• [TASK GOAL]: Set the listing down unchanged, minus every embedded image.

>> begin

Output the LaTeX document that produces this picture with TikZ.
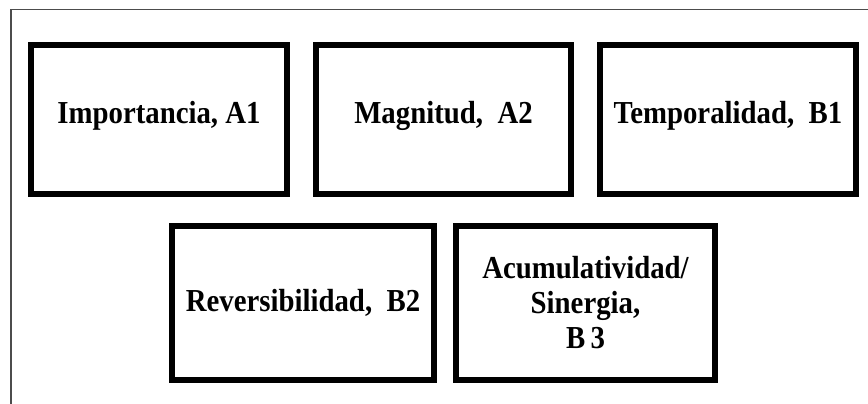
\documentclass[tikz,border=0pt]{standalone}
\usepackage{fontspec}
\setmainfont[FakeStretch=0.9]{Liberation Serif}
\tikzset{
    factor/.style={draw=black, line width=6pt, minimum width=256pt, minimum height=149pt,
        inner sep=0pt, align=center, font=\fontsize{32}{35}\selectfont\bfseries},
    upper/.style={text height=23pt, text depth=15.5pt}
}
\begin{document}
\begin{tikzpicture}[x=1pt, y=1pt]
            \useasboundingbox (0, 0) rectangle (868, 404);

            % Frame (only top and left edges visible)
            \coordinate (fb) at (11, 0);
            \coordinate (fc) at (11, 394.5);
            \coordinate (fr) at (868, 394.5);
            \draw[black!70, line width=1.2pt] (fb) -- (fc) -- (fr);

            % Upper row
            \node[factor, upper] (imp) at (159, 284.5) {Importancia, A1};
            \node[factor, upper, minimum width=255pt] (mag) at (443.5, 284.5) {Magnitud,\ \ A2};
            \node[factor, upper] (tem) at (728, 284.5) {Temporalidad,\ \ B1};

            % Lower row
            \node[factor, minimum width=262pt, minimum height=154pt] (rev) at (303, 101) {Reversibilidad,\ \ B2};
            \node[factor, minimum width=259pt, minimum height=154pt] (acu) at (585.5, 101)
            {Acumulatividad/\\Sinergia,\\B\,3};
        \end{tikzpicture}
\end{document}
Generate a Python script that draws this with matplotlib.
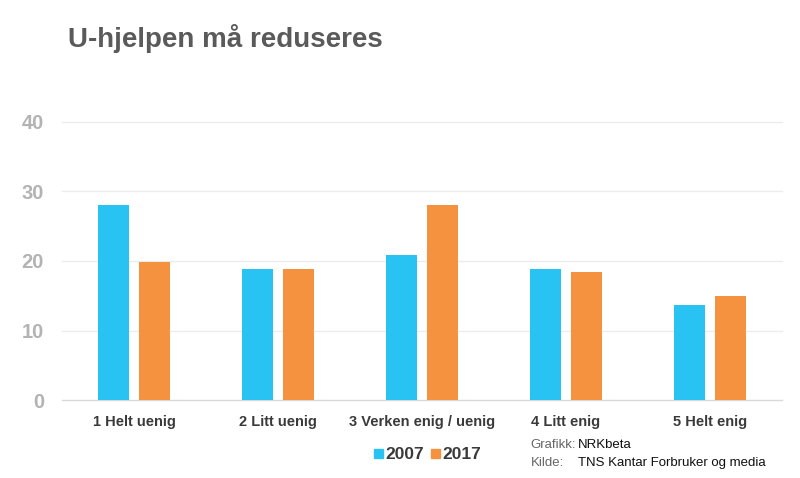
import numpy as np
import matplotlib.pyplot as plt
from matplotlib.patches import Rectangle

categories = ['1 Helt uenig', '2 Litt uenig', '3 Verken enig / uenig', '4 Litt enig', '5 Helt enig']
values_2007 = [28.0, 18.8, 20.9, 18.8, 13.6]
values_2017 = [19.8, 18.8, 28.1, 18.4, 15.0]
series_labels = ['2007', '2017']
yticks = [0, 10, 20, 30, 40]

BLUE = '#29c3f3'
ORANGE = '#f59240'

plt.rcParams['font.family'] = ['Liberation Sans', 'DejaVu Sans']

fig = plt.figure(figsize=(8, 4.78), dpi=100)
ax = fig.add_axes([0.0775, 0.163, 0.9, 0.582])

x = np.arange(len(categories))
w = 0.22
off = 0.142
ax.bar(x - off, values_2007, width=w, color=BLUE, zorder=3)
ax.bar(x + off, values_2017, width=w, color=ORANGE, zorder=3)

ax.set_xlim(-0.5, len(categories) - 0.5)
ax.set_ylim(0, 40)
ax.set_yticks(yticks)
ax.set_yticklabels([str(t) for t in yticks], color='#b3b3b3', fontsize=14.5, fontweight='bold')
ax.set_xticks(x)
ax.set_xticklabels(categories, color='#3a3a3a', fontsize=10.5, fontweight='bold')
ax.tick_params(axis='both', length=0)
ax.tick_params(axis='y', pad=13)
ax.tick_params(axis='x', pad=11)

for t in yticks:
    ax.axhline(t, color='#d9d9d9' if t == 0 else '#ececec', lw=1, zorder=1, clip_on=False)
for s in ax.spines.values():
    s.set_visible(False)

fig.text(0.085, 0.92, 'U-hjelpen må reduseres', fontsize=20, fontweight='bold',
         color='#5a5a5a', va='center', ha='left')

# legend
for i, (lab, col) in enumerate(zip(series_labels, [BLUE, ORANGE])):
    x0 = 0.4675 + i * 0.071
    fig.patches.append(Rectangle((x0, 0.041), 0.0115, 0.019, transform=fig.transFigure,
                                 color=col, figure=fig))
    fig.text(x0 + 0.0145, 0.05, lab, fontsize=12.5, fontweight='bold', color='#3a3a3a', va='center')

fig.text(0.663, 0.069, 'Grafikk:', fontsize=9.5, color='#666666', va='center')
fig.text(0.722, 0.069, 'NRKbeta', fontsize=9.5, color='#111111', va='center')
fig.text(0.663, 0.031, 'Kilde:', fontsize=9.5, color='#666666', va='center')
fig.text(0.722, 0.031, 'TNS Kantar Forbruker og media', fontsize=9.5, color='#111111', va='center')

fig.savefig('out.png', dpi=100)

>> end

• [SOLUTION TO THE EXERCISE]:
Output the LaTeX document that produces this picture with TikZ.
\documentclass[tikz,border=0pt]{standalone}
\usepackage{fontspec}
\setmainfont[FakeStretch=0.9]{Liberation Serif}
\tikzset{
    factor/.style={draw=black, line width=6pt, minimum width=256pt, minimum height=149pt,
        inner sep=0pt, align=center, font=\fontsize{32}{35}\selectfont\bfseries},
    upper/.style={text height=23pt, text depth=15.5pt}
}
\begin{document}
\begin{tikzpicture}[x=1pt, y=1pt]
            \useasboundingbox (0, 0) rectangle (868, 404);

            % Frame (only top and left edges visible)
            \coordinate (fb) at (11, 0);
            \coordinate (fc) at (11, 394.5);
            \coordinate (fr) at (868, 394.5);
            \draw[black!70, line width=1.2pt] (fb) -- (fc) -- (fr);

            % Upper row
            \node[factor, upper] (imp) at (159, 284.5) {Importancia, A1};
            \node[factor, upper, minimum width=255pt] (mag) at (443.5, 284.5) {Magnitud,\ \ A2};
            \node[factor, upper] (tem) at (728, 284.5) {Temporalidad,\ \ B1};

            % Lower row
            \node[factor, minimum width=262pt, minimum height=154pt] (rev) at (303, 101) {Reversibilidad,\ \ B2};
            \node[factor, minimum width=259pt, minimum height=154pt] (acu) at (585.5, 101)
            {Acumulatividad/\\Sinergia,\\B\,3};
        \end{tikzpicture}
\end{document}
Generate a Python script that draws this with matplotlib.
import numpy as np
import matplotlib.pyplot as plt
from matplotlib.patches import Rectangle

categories = ['1 Helt uenig', '2 Litt uenig', '3 Verken enig / uenig', '4 Litt enig', '5 Helt enig']
values_2007 = [28.0, 18.8, 20.9, 18.8, 13.6]
values_2017 = [19.8, 18.8, 28.1, 18.4, 15.0]
series_labels = ['2007', '2017']
yticks = [0, 10, 20, 30, 40]

BLUE = '#29c3f3'
ORANGE = '#f59240'

plt.rcParams['font.family'] = ['Liberation Sans', 'DejaVu Sans']

fig = plt.figure(figsize=(8, 4.78), dpi=100)
ax = fig.add_axes([0.0775, 0.163, 0.9, 0.582])

x = np.arange(len(categories))
w = 0.22
off = 0.142
ax.bar(x - off, values_2007, width=w, color=BLUE, zorder=3)
ax.bar(x + off, values_2017, width=w, color=ORANGE, zorder=3)

ax.set_xlim(-0.5, len(categories) - 0.5)
ax.set_ylim(0, 40)
ax.set_yticks(yticks)
ax.set_yticklabels([str(t) for t in yticks], color='#b3b3b3', fontsize=14.5, fontweight='bold')
ax.set_xticks(x)
ax.set_xticklabels(categories, color='#3a3a3a', fontsize=10.5, fontweight='bold')
ax.tick_params(axis='both', length=0)
ax.tick_params(axis='y', pad=13)
ax.tick_params(axis='x', pad=11)

for t in yticks:
    ax.axhline(t, color='#d9d9d9' if t == 0 else '#ececec', lw=1, zorder=1, clip_on=False)
for s in ax.spines.values():
    s.set_visible(False)

fig.text(0.085, 0.92, 'U-hjelpen må reduseres', fontsize=20, fontweight='bold',
         color='#5a5a5a', va='center', ha='left')

# legend
for i, (lab, col) in enumerate(zip(series_labels, [BLUE, ORANGE])):
    x0 = 0.4675 + i * 0.071
    fig.patches.append(Rectangle((x0, 0.041), 0.0115, 0.019, transform=fig.transFigure,
                                 color=col, figure=fig))
    fig.text(x0 + 0.0145, 0.05, lab, fontsize=12.5, fontweight='bold', color='#3a3a3a', va='center')

fig.text(0.663, 0.069, 'Grafikk:', fontsize=9.5, color='#666666', va='center')
fig.text(0.722, 0.069, 'NRKbeta', fontsize=9.5, color='#111111', va='center')
fig.text(0.663, 0.031, 'Kilde:', fontsize=9.5, color='#666666', va='center')
fig.text(0.722, 0.031, 'TNS Kantar Forbruker og media', fontsize=9.5, color='#111111', va='center')

fig.savefig('out.png', dpi=100)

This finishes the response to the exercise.